The future of Mobile Workforce Management Tech

Matthew Summers
insiris
Published in
5 min readMay 8, 2019

We’ve been involved in Mobile technology for over 15 years now. Just to provide some context, 15 years ago it was 2003 and the only real mobile development option was Windows Mobile. Android and iOS were still to come — and revolutionise the landscape.

10 years ago we released the first version of our flagship Mobile Workforce Management (MWM) platform — Unity — and it serves hundreds of customers and thousands of users every day. Last count we had processed hundreds of millions of jobs through Unity.

The real question today is what future Mobile Workforce Management solutions look like. The first phase of these types of solutions were directly aimed at digitisation. Many organisations had a field staff that were still using paper to complete work out in the field. Early MWM solutions were all about mobilising a workforce digitally. The second phase of products and solutions focused on the back office piece — taking some of the operational processes that occurred at the back office and supporting those processes in software. Things like capturing customer calls, scheduling jobs using drag and drop scheduling and providing tools for field teams management, such as Time and Attendance. The last few years — phase 3 — have seen the proliferation of features that focus on the customer. Think customer portals, dispatch and predictive messaging, customer satisfaction and so on. Along the way we’ve tried to lead the way with self serve analytics, drag and drop workflows, automated rule engines and automated planning — to name a few.

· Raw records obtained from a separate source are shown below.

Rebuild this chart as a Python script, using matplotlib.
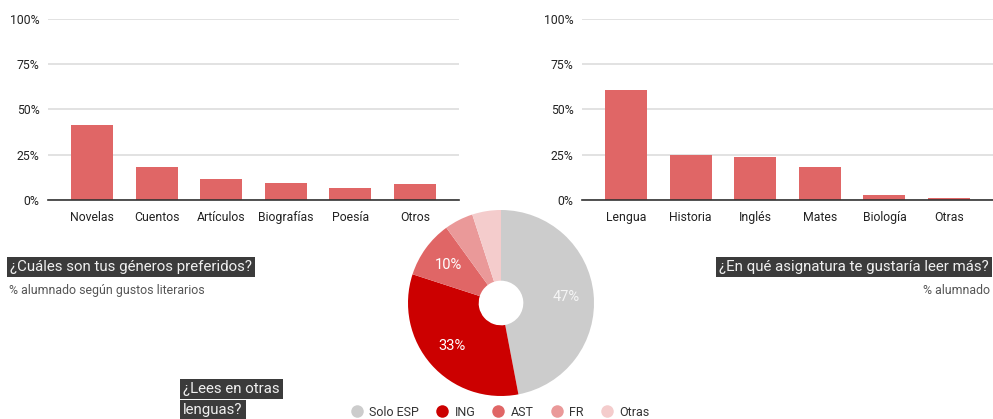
import matplotlib
matplotlib.use("Agg")
import matplotlib.pyplot as plt
from matplotlib.ticker import FuncFormatter
from matplotlib.lines import Line2D

plt.rcParams['font.family'] = ['Roboto', 'DejaVu Sans']

generos = ["Novelas", "Cuentos", "Artículos", "Biografías", "Poesía", "Otros"]
generos_vals = [41.6, 18.4, 11.6, 9.6, 6.8, 8.8]

asignaturas = ["Lengua", "Historia", "Inglés", "Mates", "Biología", "Otras"]
asignaturas_vals = [60.8, 24.7, 23.8, 18.4, 2.8, 1.3]

lenguas = ["Solo ESP", "ING", "AST", "FR", "Otras"]
lenguas_vals = [47, 33, 10, 5, 5]
lenguas_colors = ["#cccccc", "#cc0000", "#e06666", "#ea9999", "#f4cccc"]

yticks = [0, 25, 50, 75, 100]

BAR = "#e06666"
W, H = 993, 419
fig = plt.figure(figsize=(W / 100, H / 100), dpi=100)
fig.patch.set_facecolor("white")


def bar_axes(left, cats, vals):
    ax = fig.add_axes([left / W, (H - 200) / H, 411 / W, 181 / H])
    x = list(range(len(cats)))
    ax.bar(x, vals, width=0.65, color=BAR, zorder=3)
    ax.set_xlim(-0.68, len(cats) - 1 + 0.68)
    ax.set_ylim(0, 100)
    ax.set_yticks(yticks)
    ax.yaxis.set_major_formatter(FuncFormatter(lambda v, p: f"{int(v)}%"))
    ax.set_xticks(x)
    ax.set_xticklabels(cats)
    ax.grid(axis="y", color="#dddddd", linewidth=1.2, zorder=0)
    for s in ["top", "right", "left"]:
        ax.spines[s].set_visible(False)
    ax.spines["bottom"].set_color("#333333")
    ax.spines["bottom"].set_linewidth(1.2)
    ax.spines["bottom"].set_zorder(4)
    ax.tick_params(axis="both", length=0, labelsize=8.8, colors="#222222")
    ax.tick_params(axis="x", pad=8)
    ax.tick_params(axis="y", pad=6)
    ax.set_facecolor("none")
    return ax


bar_axes(48, generos, generos_vals)
bar_axes(582, asignaturas, asignaturas_vals)

TFS = 10.8
box = dict(boxstyle="square,pad=0.2", facecolor="#3b3b3b", edgecolor="none")
fig.text(10 / W, 1 - 267 / H, "¿Cuáles son tus géneros preferidos?", fontsize=TFS,
         color="#f0f0f0", va="center", ha="left", bbox=box)
fig.text(9 / W, 1 - 290 / H, "% alumnado según gustos literarios", fontsize=8.9,
         color="#555555", va="center", ha="left")
fig.text(989 / W, 1 - 267 / H, "¿En qué asignatura te gustaría leer más?", fontsize=TFS,
         color="#f0f0f0", va="center", ha="right", bbox=box)
fig.text(990 / W, 1 - 290 / H, "% alumnado", fontsize=8.9,
         color="#555555", va="center", ha="right")
fig.text(183 / W, 1 - 389 / H, "¿Lees en otras", fontsize=TFS,
         color="#f0f0f0", va="center", ha="left", bbox=box)
fig.text(183 / W, 1 - 410 / H, "lenguas?", fontsize=TFS,
         color="#f0f0f0", va="center", ha="left", bbox=box)

# Donut
pax = fig.add_axes([408 / W, (H - 396) / H, 186 / W, 186 / H])
wedges, texts, autotexts = pax.pie(
    lenguas_vals, colors=lenguas_colors, startangle=90, counterclock=False,
    autopct=lambda p: f"{p:.0f}%" if p >= 9.5 else "", pctdistance=0.70,
    wedgeprops=dict(width=0.76, edgecolor="none"),
    textprops=dict(color="white", fontsize=10.5))
autotexts[0].set_color("#f5f5f5")
pax.set_xlim(-1, 1)
pax.set_ylim(-1, 1)
pax.set_aspect("equal")

handles = [Line2D([], [], marker="o", linestyle="none", markersize=9,
                  markerfacecolor=c, markeredgecolor="none") for c in lenguas_colors]
fig.legend(handles, lenguas, loc="center", bbox_to_anchor=(500 / W, 1 - 412 / H),
           ncol=5, frameon=False, fontsize=9, handlelength=1.0, handletextpad=0.5,
           columnspacing=1.35, labelcolor="#333333", borderpad=0)

fig.savefig("out.png", dpi=100, facecolor="white")
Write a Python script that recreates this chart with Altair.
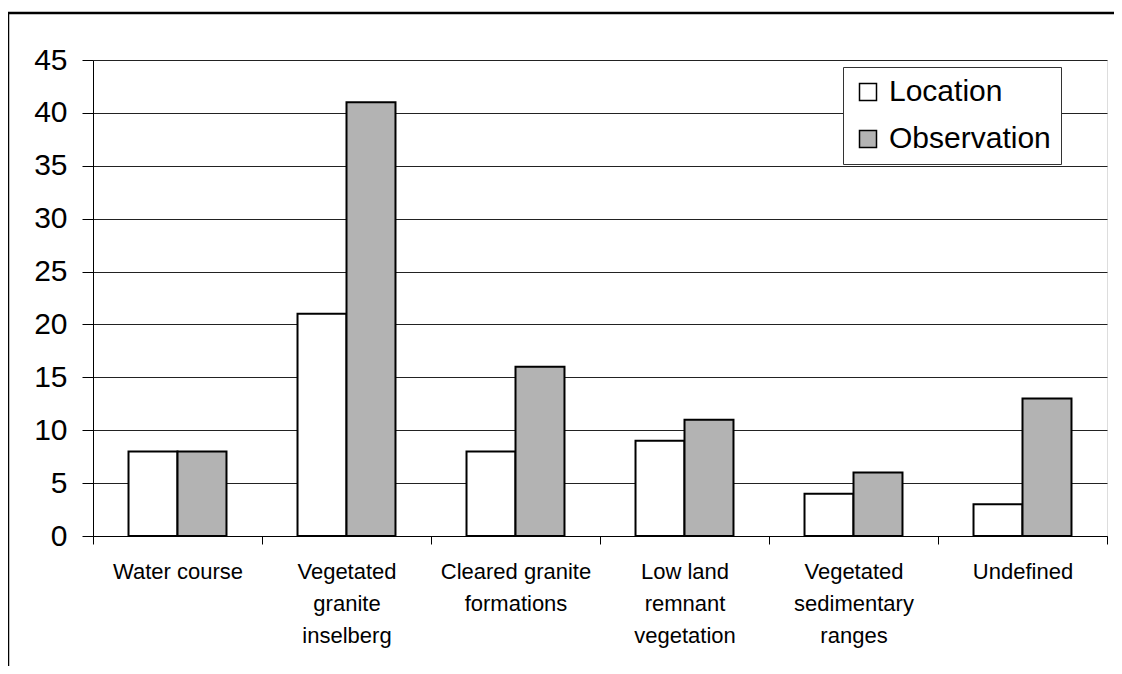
import altair as alt
import pandas as pd

categories = ["Water course", "Vegetated granite inselberg", "Cleared granite formations",
              "Low land remnant vegetation", "Vegetated sedimentary ranges", "Undefined"]
label_lines = [["Water course"], ["Vegetated", "granite", "inselberg"], ["Cleared granite", "formations"],
               ["Low land", "remnant", "vegetation"], ["Vegetated", "sedimentary", "ranges"], ["Undefined"]]
series = ["Location", "Observation"]
location = [8, 21, 8, 9, 4, 3]
observation = [8, 41, 16, 11, 6, 13]
y_ticks = [0, 5, 10, 15, 20, 25, 30, 35, 40, 45]

rows = []
for c, l, o in zip(categories, location, observation):
    rows.append({"category": c, "series": "Location", "value": l})
    rows.append({"category": c, "series": "Observation", "value": o})
df = pd.DataFrame(rows)

lookup = "{" + ",".join("'%s': [%s]" % (c, ",".join("'%s'" % s for s in ls))
                        for c, ls in zip(categories, label_lines)) + "}"
label_expr = lookup + "[datum.label]"

FONT = "Liberation Sans, Arial"

frame = alt.Chart(pd.DataFrame({"a": [0]})).mark_rect(
    fill=None, stroke="black", strokeWidth=2.5
).encode(
    x=alt.value(-85), x2=alt.value(1400), y=alt.value(-47), y2=alt.value(900)
)

bars = alt.Chart(df).mark_bar(stroke="black", strokeWidth=2).encode(
    x=alt.X("category:N", sort=categories, title=None,
            scale=alt.Scale(paddingInner=0, paddingOuter=0),
            axis=alt.Axis(labelAngle=0, labelExpr=label_expr, tickBand="extent",
                          tickSize=8, tickColor="black", domainColor="black",
                          labelFontSize=22, labelFont=FONT, labelColor="black",
                          labelPadding=17, labelLineHeight=32, labelLimit=300,
                          labelBaseline="top", grid=False)),
    xOffset=alt.XOffset("series:N", sort=series,
                        scale=alt.Scale(paddingInner=0, paddingOuter=0.725)),
    y=alt.Y("value:Q", title=None,
            scale=alt.Scale(domain=[0, 45], nice=False),
            axis=alt.Axis(values=y_ticks, tickSize=11, tickColor="black",
                          domainColor="black", gridColor="#222", gridWidth=1,
                          labelFontSize=30, labelFont=FONT, labelColor="black",
                          labelPadding=15)),
    fill=alt.Fill("series:N", sort=series,
                  scale=alt.Scale(domain=series, range=["white", "#b3b3b3"]),
                  legend=alt.Legend(title=None, orient="none", legendX=750, legendY=7,
                                    fillColor="white", strokeColor="#333", padding=10,
                                    symbolType="square", symbolSize=289,
                                    symbolStrokeColor="black", symbolStrokeWidth=1.5,
                                    labelFontSize=30, labelFont=FONT, labelColor="black",
                                    labelLimit=400, labelOffset=6, rowPadding=17)),
)

chart = alt.layer(frame, bars).properties(
    width=1014, height=476,
    autosize=alt.AutoSizeParams(type="none"),
    padding={"left": 85, "top": 52, "right": 7, "bottom": 130},
).configure_view(stroke=None).configure(background="white")

chart.save("out.html", embed_options={"renderer": "svg", "actions": False})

The next phase is a really interesting space. One of the things that we’ve discovered is that any organisation that has more than a few dozen field workers undoubtedly have other systems that support their operations. ERP providers are updating their products to provide cloud based versions and innovative licensing models that is driving adoption across the market. What does this mean for MWM providers? It means that the MWM solution is now one tool in an organisation’s software landscape. Certainly it masters the operational processes of the business but medium to large businesses’ technology landscapes are increasingly complex — and connected.

The Past and Future

Whereupon 5 years ago an MWM solution could work in relative isolation (with some businesses happy to manually extract, for example, work orders to their finance package for billing) nowadays this just doesn’t cut it. An MWM solution is no longer an authoritative source of data. ERP might hold master records, or a finance package might be the primary source of ‘truth’. We’re not just talking about an ‘API’ here either. APIs are crucial for system to system integration. But the design and use of APIs is not obvious. We think one of the futures for MWM software is in deep integration through deep understanding. A true understanding of the requirements, goals and aspirations of a business is the only way to integrate MWM solutions that successfully impact the business. Otherwise, the technology — in fact the entire industry — is at risk of becoming commoditised technology — the Microsoft Office of field solutions.

One of the changes we see coming is increasing reliance on expertise from MWM vendors. It’s one of the reasons we focus on the operational research and ‘human ingenuity’ and expertise areas of our engineering teams. The application of MWM software features is just as important — if not more important — as the feature itself. We’ve sat in front of dozens of organisations that are switching away from a vendor because they believe a solution can’t do what they require. It turns out that it probably can — but the vendor simply doesn’t care and hasn’t educated the client on the capability of the solution. They sold their solution 3 years ago and moved on, with no ongoing investment or interest in that business in the intervening years. It’s a flawed model and one that savvy businesses are increasingly waking up to. It’s why we always set out with being a 5–10 year solution partner for a customer. It necessitates ongoing interaction, understanding — and most importantly, interest in the customer.

Another prescient requirement of MWM solutions is in supporting the operating model of an organisation — not mandating it. Some vendors are increasingly switching on to this and it’s something we’ve baked into our offerings from day 1. Technology has to be seen as an enabler for organisations and too many offerings out there constrict a business into operating the way the software mandates. Nowhere is this illustrated more than in ‘off the shelf’ scheduling software — a particular sore topic for ourselves. We’ve sat in front of dozens of organisations that explain “yes we have automated scheduling .. no it’s not used to its full potential .. well actually it’s not really been successfully deployed .. well in truth it was bought 2 years ago and turned off after 6 months .. no-one could understand what it was doing”. It’s a great example of technology losing sight of the problem it’s solving. Scheduling software might be great at delivering the most mathematically ‘optimal’ set of routes for field workers — but is that the goal of the business? Or is the goal of the business to keep its current processes, and established methods of operation, but optimise those? MWM solutions in today and tomorrow’s landscape needs to shape shift to support the organisation and codify and automate the processes and methods that business has honed and implemented.

A final prediction — this future phase has to recognise the potential for competing modules. We know that our off the shelf MWM solution Unity has some incredibly powerful analytics, reporting and MI features. But sometimes we come across customers that have chosen to integrate Tableau or PowerBI or Birst as their organisation wide analytics platform. Understanding that there are products that solve certain parts of a customer’s problem better than you can is a key take-away realisation for MWM vendors. The days of ‘one stop shops’ are over. Never has the phrase ‘jack of all trades, master of none’ been more relevant than today.